Leggi anche: Trasmettere la fede ai figli: come parlare loro della Creazione? (puntofamiglia.net)

Dopo varie vicissitudini, comunica loro che tratterrà con lui come schiavo il fratello più piccolo, Beniamino (nato durante la sua assenza). Si tratta del momento chiave di tutto il racconto perché Giuda, uno dei fratelli più grandi chiede a Giuseppe di prendere lui come schiavo al posto di Beniamino in quanto non potrebbe dare questo ennesimo dolore a suo padre.

È a questo punto che Giuseppe realizza che i suoi fratelli hanno compreso i loro errori, si rivela a loro convincendoli a scendere con tutta la famiglia in Egitto. Potrà riabbracciare suo padre Giacobbe e riconciliarsi con i fratelli e con la sua storia.

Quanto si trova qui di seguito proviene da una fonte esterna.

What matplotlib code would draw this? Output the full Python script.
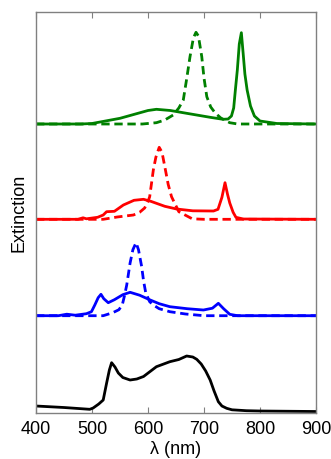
import matplotlib
matplotlib.use("Agg")
import matplotlib.pyplot as plt

plt.rcParams['font.family'] = ['Liberation Sans', 'DejaVu Sans']

# ---- data (arbitrary extinction units) ----
offsets = {"black": 0, "blue": 97.3, "red": 193.7, "green": 289}

black_wl = [400, 450, 496, 502, 512, 520, 526, 531, 535, 541, 547, 555, 568, 580, 592, 615, 639, 655, 669, 680, 687, 695, 703, 711, 718, 725.6, 732, 740.5, 750, 776, 800, 900]
black_v  = [7, 5.5, 3.7, 5, 9, 13, 29.7, 43, 50.3, 46, 40, 35.5, 33, 34, 36.5, 46.3, 51.3, 53.5, 57, 56, 53.7, 49, 42, 33, 22, 11.3, 7, 4.7, 3.2, 2.3, 2, 1.5]

blue_wl = [400, 440, 455, 470, 490, 499, 505, 511, 516, 521, 529, 540, 555, 568, 585, 604, 620, 639, 670, 699, 715, 725.6, 735, 746, 760, 900]
blue_v  = [0, 0, 1.5, 0.5, 2, 4, 10.7, 18, 21.4, 17, 13, 16, 21, 23.4, 20.5, 15.7, 12, 9, 7, 5.7, 7.5, 12.4, 7, 1.4, 0, 0]
blue_d_wl = [400, 520, 537, 548, 554, 558, 562, 568, 573, 578.6, 583, 588.7, 592, 596, 603, 609.5, 620, 639, 667, 700, 900]
blue_d_v  = [0, 0, 3, 6, 10.7, 20, 30.7, 52.7, 66, 73, 66, 49, 35, 22.7, 14, 10.7, 7, 4, 1.7, 0, 0]

red_wl = [400, 475, 484, 490, 510, 520, 526, 540, 556, 575, 592, 605, 630, 651, 680, 717, 725, 732, 737.5, 742, 746, 752, 757, 770, 900]
red_v  = [0, 0, 1.5, 0.5, 2, 4.3, 7.6, 8, 14.3, 19, 20, 18, 13, 10.3, 8.5, 8.3, 10, 22, 36.6, 25, 16.3, 7, 2, 0.3, 0]
red_d_wl = [400, 520, 545, 574, 585, 594, 600, 603, 609.5, 614, 620, 625, 630, 636, 642, 655, 679, 700, 900]
red_d_v  = [0, 0, 2.3, 4.3, 7, 11.3, 18, 22.6, 49.3, 62, 72, 67, 52.6, 35, 22.6, 7.6, 0.5, 0, 0]

green_wl = [400, 480, 500, 550, 600, 615, 640, 669, 711, 734, 743, 749, 753, 756, 759.5, 763, 766.7, 770, 773, 777, 783, 790, 800, 830, 900]
green_v  = [0, 0, 0.5, 5.7, 13.5, 14.7, 13.5, 10.7, 6.7, 4.7, 5, 8, 16, 34, 54, 80, 91.3, 70, 50, 34, 18, 8, 3, 0.5, 0]
green_d_wl = [400, 590, 615, 630, 645, 655, 663, 669, 675, 681, 685.7, 690, 696, 700, 705, 712, 720, 730, 746, 760, 900]
green_d_v  = [0, 0, 1.3, 4, 9, 16, 24, 45, 67.3, 86, 91.7, 88, 67.3, 46, 27.3, 17, 11, 6, 1.3, 0, 0]

xticks = [400, 500, 600, 700, 800, 900]

# ---- figure ----
fig = plt.figure(figsize=(3.31, 4.59), dpi=100)
ax = fig.add_axes([0.1088, 0.1002, 0.9547 - 0.1088, 0.9732 - 0.1002])

lw = 2.0
dash = (3.0, 1.7)

def shift(v, o):
    return [x + o for x in v]

ax.plot(black_wl, shift(black_v, offsets["black"]), color="black", lw=lw)
ax.plot(blue_wl, shift(blue_v, offsets["blue"]), color="#0000ff", lw=lw)
ax.plot(blue_d_wl, shift(blue_d_v, offsets["blue"]), color="#0000ff", lw=lw, linestyle=(0, dash))
ax.plot(red_wl, shift(red_v, offsets["red"]), color="#ff0000", lw=lw)
ax.plot(red_d_wl, shift(red_d_v, offsets["red"]), color="#ff0000", lw=lw, linestyle=(0, dash))
ax.plot(green_wl, shift(green_v, offsets["green"]), color="#008000", lw=lw)
ax.plot(green_d_wl, shift(green_d_v, offsets["green"]), color="#008000", lw=lw, linestyle=(0, dash))

ax.set_xlim(400, 900)
ax.set_ylim(0, 400.7)
ax.set_xticks(xticks)
ax.set_xticklabels([str(t) for t in xticks], fontsize=13)
ax.set_yticks([])
ax.tick_params(axis='x', direction='in', top=True, bottom=True, length=4, width=0.8,
               color='#808080', pad=6)
for s in ax.spines.values():
    s.set_color('#808080')
    s.set_linewidth(1.0)

ax.set_xlabel("λ (nm)", fontsize=13, labelpad=2)
ax.set_ylabel("Extinction", fontsize=13, labelpad=6)

fig.savefig("out.png", dpi=100)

Il perdono segna una rinascita, sempre. Se i fratelli non l’avessero venduto, non sarebbe arrivato in Egitto e non sarebbe stato in grado di salvare prima l’Egitto, poi la sua famiglia dalla carestia. Tutto è stato “provvidenziale” anche se per nulla semplice da vivere. Pensiamo alle nostre vite, quante vicende che ci accadono nell’immediato non capiamo? Quante ne abbiamo superate e ci hanno resi più forti o ci hanno aperto strade diverse? Sicuramente abbiamo molti memoriali nella nostra vita. Forti di essi possiamo aiutare anche i nostri figli ad entrare nelle sofferenze, ad attraversarle e comprenderle. Io da madre, umanamente vorrei evitarle tutte, ovvio, ma non è in questo modo che li aiuterei nella loro crescita. Perciò, mi unisco a mio marito, nella nostra debolezza ci aiutiamo a vicenda e chiediamo a Dio di esserci guida ogni giorno, di illuminare le nostre scelte, soprattutto quelle che riguardano i nostri figli.